Tuesday 19 March 2013

The situational tribe of the Crusaders

At one stage during Saturday night's defeat of the Bulls by the Crusaders, as I looked around the crowd I was reminded that sports- and in this case- rugby- or more specifically the Crusaders - operate as what we can term a situational tribe.
 By 'situational tribe' I mean that in particular contexts we experience new forms of tribalism, new forms of tribal experience and identity that are specific to particular contexts. There in front of me were a couple of Filipino dads with their sons and daughters, to my left were Maori and Samoan dads and kids, to my right was an Indian dad and his son. Behind us sit a NZ-Scots family; we came to the game with a family of mixed pakeha-chinese identity. In the wider crowd are a wide range of socio-economic backgrounds and identities, a wide range of ages, a mix of males and females, a mix of ethnicities all united, for the period of the match into a particular, transitory tribe called the Crusaders. Of course the Crusaders are first and foremost a professional rugby franchise and this means they are a business and fans are their customers. The success is really that what the Saatchi guru and rugby-head Kevin Roberts terms a 'lovemark"- a brand, a brandmark that creates and inspires a different level of brand loyalty and devotion. The Crusaders have been perhaps the most successful lovemark or superbrand in NZ Rugby outside the All Blacks.
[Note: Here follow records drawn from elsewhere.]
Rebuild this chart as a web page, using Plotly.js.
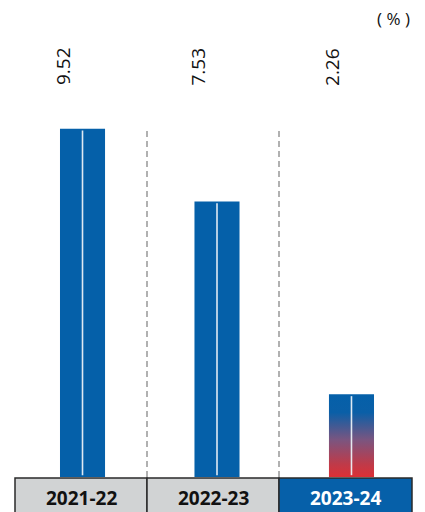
<!DOCTYPE html>
<html>
<head>
<meta charset="utf-8">
<script src="https://cdn.plot.ly/plotly-3.0.1.min.js"></script>
<style>html,body{margin:0;padding:0;background:#fff;}#chart{width:425px;height:512px;}</style>
</head>
<body>
<div id="chart"></div>
<script>
const categories = ["2021-22", "2022-23", "2023-24"];
const values = [9.52, 7.53, 2.26];
const valueLabels = ["9.52", "7.53", "2.26"];
const unitLabel = "( % )";

const BLUE = "#0560a9";
const xs = categories.map((c, i) => i);
const plainIdx = [0, 1];
const lastIdx = 2;

const traces = [];
traces.push({
  type: "bar",
  x: plainIdx.map(i => xs[i]),
  y: plainIdx.map(i => values[i]),
  width: 0.335,
  marker: {color: BLUE, line: {width: 0}},
  hoverinfo: "skip",
  showlegend: false
});
const hw = 0.335 / 2;
traces.push({
  type: "scatter",
  mode: "lines",
  x: [xs[lastIdx] - hw, xs[lastIdx] + hw, xs[lastIdx] + hw, xs[lastIdx] - hw, xs[lastIdx] - hw],
  y: [0, 0, values[lastIdx], values[lastIdx], 0],
  fill: "toself",
  line: {width: 0, color: "rgba(0,0,0,0)"},
  fillgradient: {
    type: "vertical",
    start: 0,
    stop: values[lastIdx],
    colorscale: [[0, "#dc3036"], [0.15, "#c03a48"], [0.45, "#7a5580"], [0.78, "#0a5fa7"], [1, BLUE]]
  },
  hoverinfo: "skip",
  showlegend: false
});
xs.forEach((x, i) => {
  traces.push({
    type: "scatter",
    mode: "lines",
    x: [x, x],
    y: [0.05, values[i] - 0.05],
    line: {color: "rgba(235,240,247,0.95)", width: 1.6},
    hoverinfo: "skip",
    showlegend: false
  });
});

const W = 425, H = 512, L = 15, R = 13, T = 38, B = 35;
const plotW = W - L - R, plotH = H - T - B;
const px2x = p => (p - L) / plotW;
const py2y = p => (H - B - p) / plotH;

const shapes = [];
const annotations = [];
[147, 279].forEach(p => {
  shapes.push({
    type: "line", xref: "paper", yref: "y",
    x0: px2x(p), x1: px2x(p), y0: 0, y1: Math.max(...values) - 0.05,
    line: {color: "#a9a9a9", width: 1.8, dash: "6px,4px"}
  });
});
const boxEdges = [15, 147, 279, 412];
categories.forEach((c, i) => {
  const hl = i === lastIdx;
  shapes.push({
    type: "rect", xref: "paper", yref: "paper",
    x0: px2x(boxEdges[i]), x1: px2x(boxEdges[i + 1]),
    y0: py2y(522), y1: py2y(478),
    fillcolor: hl ? "#0660a9" : "#d1d3d4",
    line: {color: "#2a2a2a", width: 1.5}
  });
  annotations.push({
    xref: "paper", yref: "paper",
    x: px2x((boxEdges[i] + boxEdges[i + 1]) / 2), y: py2y(498),
    xanchor: "center", yanchor: "middle",
    text: "<b>" + c + "</b>", showarrow: false,
    font: {family: "Open Sans", size: 19, color: hl ? "#ffffff" : "#111111"}
  });
});
values.forEach((v, i) => {
  annotations.push({
    xref: "x", yref: "paper",
    x: xs[i], xshift: -20, y: py2y(66.5),
    xanchor: "center", yanchor: "middle",
    text: valueLabels[i], textangle: -90, showarrow: false,
    font: {family: "Open Sans", size: 19, color: "#111111"}
  });
});
annotations.push({
  xref: "paper", yref: "paper", x: px2x(412), y: py2y(19),
  xanchor: "right", yanchor: "middle",
  text: unitLabel, showarrow: false,
  font: {family: "Open Sans", size: 17, color: "#111111"}
});

const layout = {
  width: W, height: H,
  margin: {l: L, r: R, t: T, b: B, pad: 0},
  paper_bgcolor: "#ffffff", plot_bgcolor: "#ffffff",
  showlegend: false,
  xaxis: {range: [-0.502, 2.45], showgrid: false, zeroline: false, showticklabels: false, ticks: "", showline: false, fixedrange: true},
  yaxis: {range: [0, 12], showgrid: false, zeroline: false, showticklabels: false, ticks: "", showline: false, fixedrange: true},
  shapes: shapes,
  annotations: annotations,
  font: {family: "Open Sans"}
};

Plotly.newPlot("chart", traces, layout, {displayModeBar: false, staticPlot: true});
</script>
</body>
</html>
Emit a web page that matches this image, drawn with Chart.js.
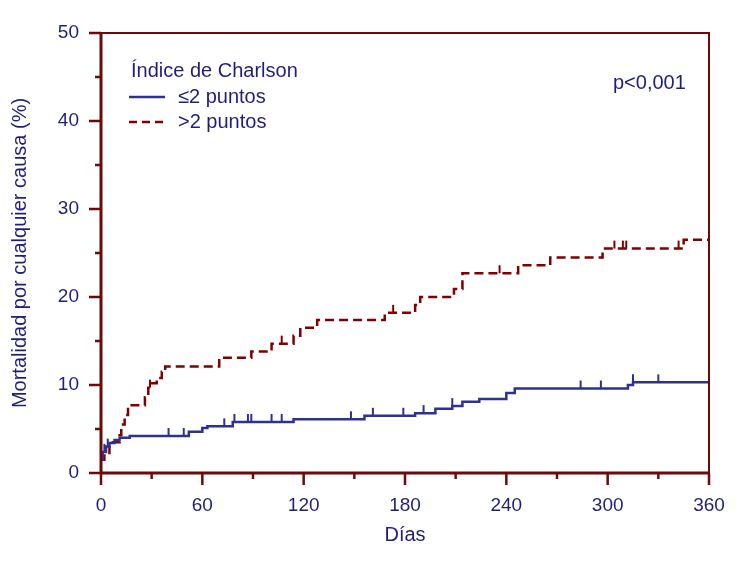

The Crusaders management recognize the importance of the event- so we get the horses, the conquest of paradise theme,  the free flags for everyone, the scarves for season ticket holders; yet to keep the tribe coming the team needs to inspire loyalty not only by winning, but even more so by the way they play. This is what was so worrying about the opening games for the Crusaders- and made this past weekend so central. It was not so much that the Crusaders  had lost, but the manner in which they played to loose. The situational tribe identifies as much with the manner in which the team plays as the results they achieve. The manner of play, what they represent in the style they play is what is the transcendent claim of the tribe. For the tribe is, in the end, 'buying' into a particular idea, an identity, a symbolic representation. The transcendent claim is what allows such a disparate group come together to symbolically affirm the situational tribe. The transcendent claim is what is celebrated in a brief overcoming of every-day differences. Last weekend there were positive signs that the transcendent claim was on the way back.